The Troika deal accepted the higher figure of 124 per cent by 2020, though subsequent reports indicate that without additional measures the new deal will only limit debt to 126.6 per cent of Greek GDP. Though there is no explicit write-down of the nominal value of Greek debt, the host of measures constitutes an easing of the financial terms for Greece, and is projected to reduce Greek debt by 20 per cent of GDP immediately. Gavyn Davies, a fund manager writing in the Financial Times, described the deal as “disguised Greek debt forgiveness.” An accompanying analysis revealed that the further easing of financial terms that may be required by this deal would “almost certainly force losses on to eurozone creditors”, a fact not acknowledged “because of the political cycle in Germany” according to a senior official.

The social movement Greek Debt Audit Campaign denounced the Troika decision, arguing that it “by no means solves the problem of public debt sustainability. Even by the Troika’s own estimates, debt will approach 175 per cent of GDP in 2016, and will fall to 124 per cent after 2020. But it was at this level in 2009, before the whole ‘stabilisation’ packages started.” Therefore, they believe that the deal “deepens rather than solves the fiscal crisis”. Instead, they advocate “suspension of capital and interest payments … on sovereign state terms.”

Though the deal has ostensibly released a €34.4 billion tranche of funding to Greece, the IMF’s lending terms are unchanged and it intends to withhold its next disbursement until a private debt buyback, also agreed to as part of the new deal, is completed.
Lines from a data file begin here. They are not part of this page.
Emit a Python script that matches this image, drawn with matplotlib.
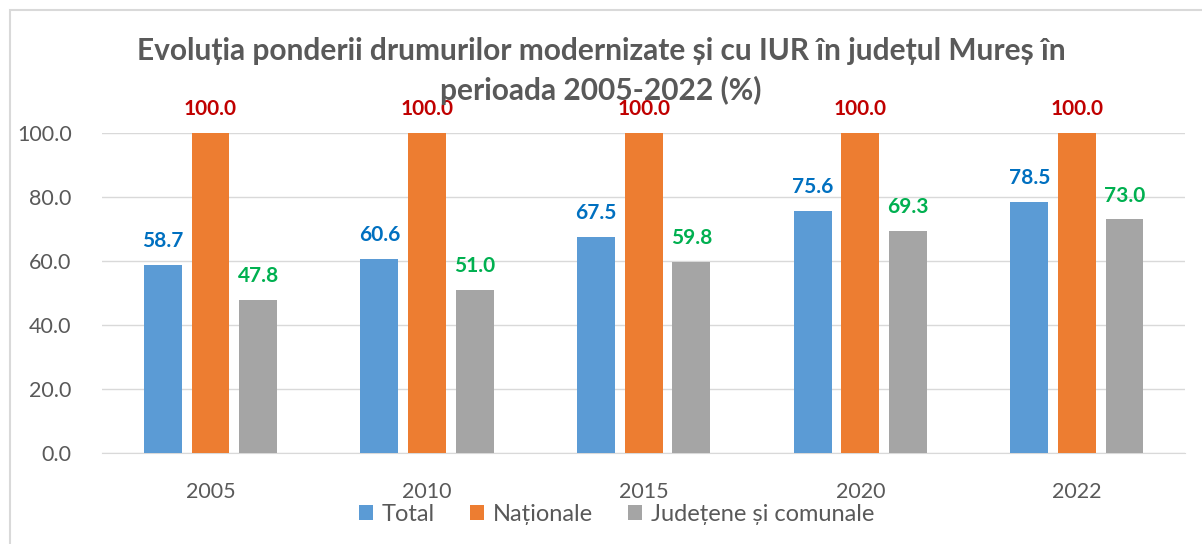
import matplotlib.pyplot as plt
import matplotlib.patches as mpatches
import numpy as np

years = ['2005', '2010', '2015', '2020', '2022']
total = [58.7, 60.6, 67.5, 75.6, 78.5]
nationale = [100.0, 100.0, 100.0, 100.0, 100.0]
judetene = [47.8, 51.0, 59.8, 69.3, 73.0]

series_names = ['Total', 'Naționale', 'Județene și comunale']
bar_colors = ['#5B9BD5', '#ED7D31', '#A5A5A5']
label_colors = ['#0070C0', '#C00000', '#00B050']

plt.rcParams['font.family'] = ['Lato', 'DejaVu Sans']
text_gray = '#595959'

fig = plt.figure(figsize=(12.02, 5.44), dpi=100)
ax = fig.add_axes([0.085, 0.167, 0.901, 0.5885])

x = np.arange(len(years))
width = 0.175
step = 0.22
for i, (vals, name) in enumerate(zip([total, nationale, judetene], series_names)):
    bars = ax.bar(x + (i - 1) * step, vals, width, color=bar_colors[i], label=name, zorder=3)
    for b, v in zip(bars, vals):
        ax.annotate(f'{v:.1f}', (b.get_x() + b.get_width() / 2, v),
                    xytext=(0, 10), textcoords='offset points',
                    ha='center', va='bottom', fontsize=15, fontweight='bold',
                    color=label_colors[i])

ax.set_xlim(-0.5, len(years) - 0.5)
ax.set_ylim(0, 100)
ax.set_yticks(np.arange(0, 101, 20))
ax.set_yticklabels([f'{t:.1f}' for t in np.arange(0, 101, 20)])
ax.set_xticks(x)
ax.set_xticklabels(years)
ax.tick_params(length=0, labelsize=15.5, colors=text_gray)
ax.tick_params(axis='y', pad=22)
ax.tick_params(axis='x', pad=21)
ax.grid(axis='y', color='#D9D9D9', linewidth=1, zorder=0)
for s in ['top', 'right', 'left']:
    ax.spines[s].set_visible(False)
ax.spines['bottom'].set_color('#D9D9D9')

# title sits partly over the 100.0 labels, like in the original
fig.text(0.5, 0.906, 'Evoluția ponderii drumurilor modernizate și cu IUR în județul Mureș în',
         ha='center', va='center', fontsize=21.5, fontweight='bold', color=text_gray)
fig.text(0.5, 0.834, 'perioada 2005-2022 (%)',
         ha='center', va='center', fontsize=21.5, fontweight='bold', color=text_gray)

fig.legend(loc='center', bbox_to_anchor=(0.513, 0.055), ncol=3, frameon=False,
           fontsize=17, labelcolor=text_gray, handlelength=0.6, handleheight=0.6,
           handletextpad=0.35, columnspacing=1.5)

fig.patches.append(mpatches.Rectangle((10 / 1202, -0.1), 1.2, 1.1 - 10 / 544,
                                      transform=fig.transFigure, fill=False,
                                      edgecolor='#D9D9D9', linewidth=1.5))

fig.savefig('out.png', dpi=100)
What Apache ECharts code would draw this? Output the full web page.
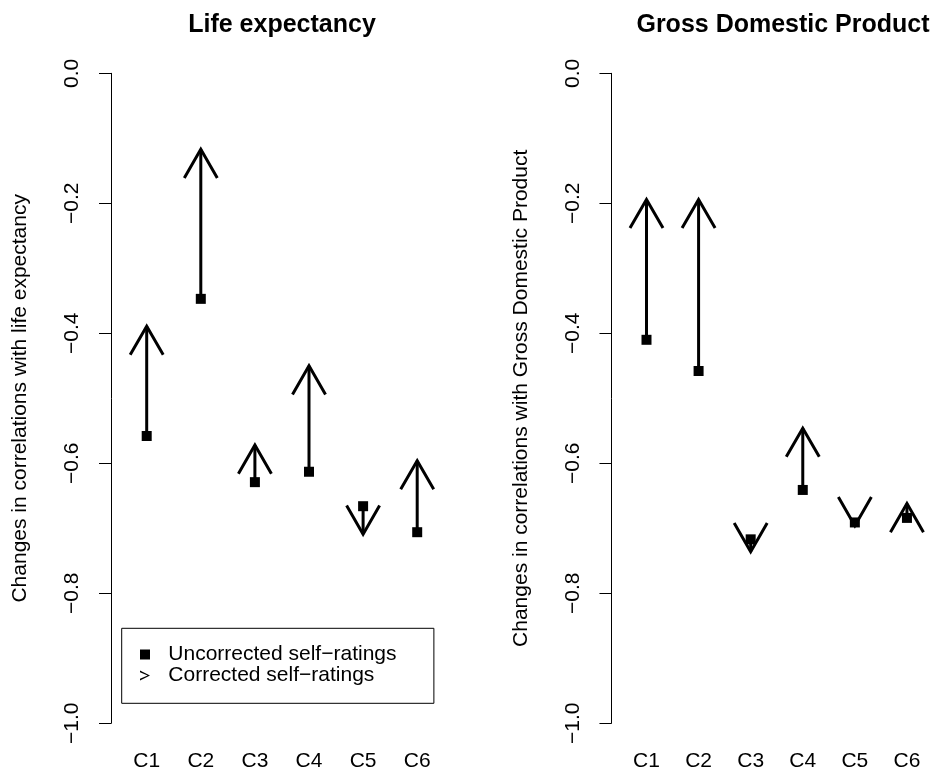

Despite the focus of the Troika being to enable countries to return to borrowing directly from capital markets as soon as possible, its lending programmes are increasing, and not just in Greece. In November Cyprus became the fifth euro-area nation to request a loan since 2010.

The public disagreements have again raised questions as to whether the Fund’s junior position in the Troika and the disproportionate influence of European states on its board has inhibited the IMF’s ability to conduct its role objectively. The scale of IMF lending to Greece is unprecedented, equivalent to 3,751 per cent of its quota at the time of the loan, a measure used as a yardstick to gauge Fund commitment. Prior to the financial crisis, the previous record lending by the IMF according to this measure was 1,938 per cent to South Korea, in 1997. Ex-IMF official Charles Blitzer told the Financial Times in November that from the Fund’s perspective, “if you’re the minority player like in Greece right now, your leverage is de facto limited.”